La Thailandia ha chiuso completamente il confine con la Cambogia dopo che un colpo di artiglieria cambogiana ha ucciso un civile thailandese e ferito tre persone, tra cui un bambino di cinque anni. In risposta, sei jet F-16 thailandesi hanno effettuato attacchi aerei contro obiettivi militari cambogiani, segnando una drammatica escalation delle tensioni tra i due paesi del Sud-Est asiatico. Si tratta della recrudescenza di un conflitto atavico. La disputa territoriale tra Cambogia e Thailandia esiste da oltre un secolo e risale a una mappa del 1907 tracciata dalla Francia coloniale. I due paesi condividono un confine di circa 820 chilometri, con diverse aree ancora oggi contestate. Le tensioni attuali si sono riaccese dopo che, nel mese di aprile, le truppe cambogiane hanno fatto irruzione nell’area di Chong Bok, nella provincia thailandese di Ubon Ratchathani, costruendo una base militare.
Il punto di svolta è avvenuto il 28 maggio, quando i soldati cambogiani e thailandesi hanno iniziato a spararsi contro dalle postazioni dove erano stanziati sul confine, e un soldato cambogiano è stato ucciso. L’area coinvolta, chiamata dai thailandesi “Triangolo di Smeraldo”, è un piccolo territorio verde dove si incontrano Thailandia, Cambogia e Laos.

Entrambi i governi hanno attuato misure di rappresaglia che stanno danneggiando i rapporti bilaterali. La Thailandia ha imposto restrizioni alle frontiere con la Cambogia, limitando gli orari di attraversamento del confine e vietando ai cittadini thailandesi di visitare Poipet, una città cambogiana che vive principalmente sui casinò frequentati da turisti thailandesi.
Dal canto suo, la Cambogia ha vietato i film thailandesi in TV e nei cinema, ha chiuso un varco alla frontiera e si è progressivamente staccata dalle forniture di internet ed energia che arrivavano dalla Thailandia.

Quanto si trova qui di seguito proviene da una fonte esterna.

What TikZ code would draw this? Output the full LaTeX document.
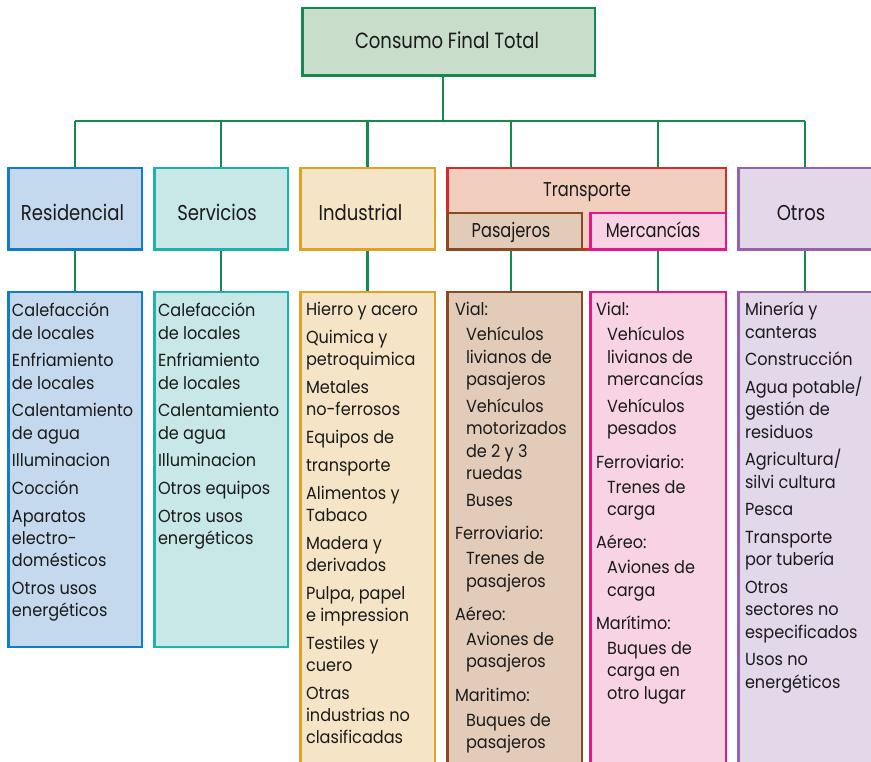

Martedì ha anche bloccato l’esportazione di frutta e verdura verso la Thailandia.
La Cambogia ha chiesto formalmente alla Corte internazionale di giustizia di stabilire l’appartenenza territoriale di quattro aree contese, tra cui quella dove sono avvenuti gli scontri di maggio. La Thailandia non riconosce la giurisdizione della Corte e ritiene che questa non possa decidere sui territori contesi.
Non è la prima volta che i due paesi si rivolgono al tribunale internazionale: nel 1962 la Corte aveva già stabilito che il tempio indù Preah Vihear apparteneva alla Cambogia, una decisione che aveva contribuito a placare le tensioni per diversi decenni.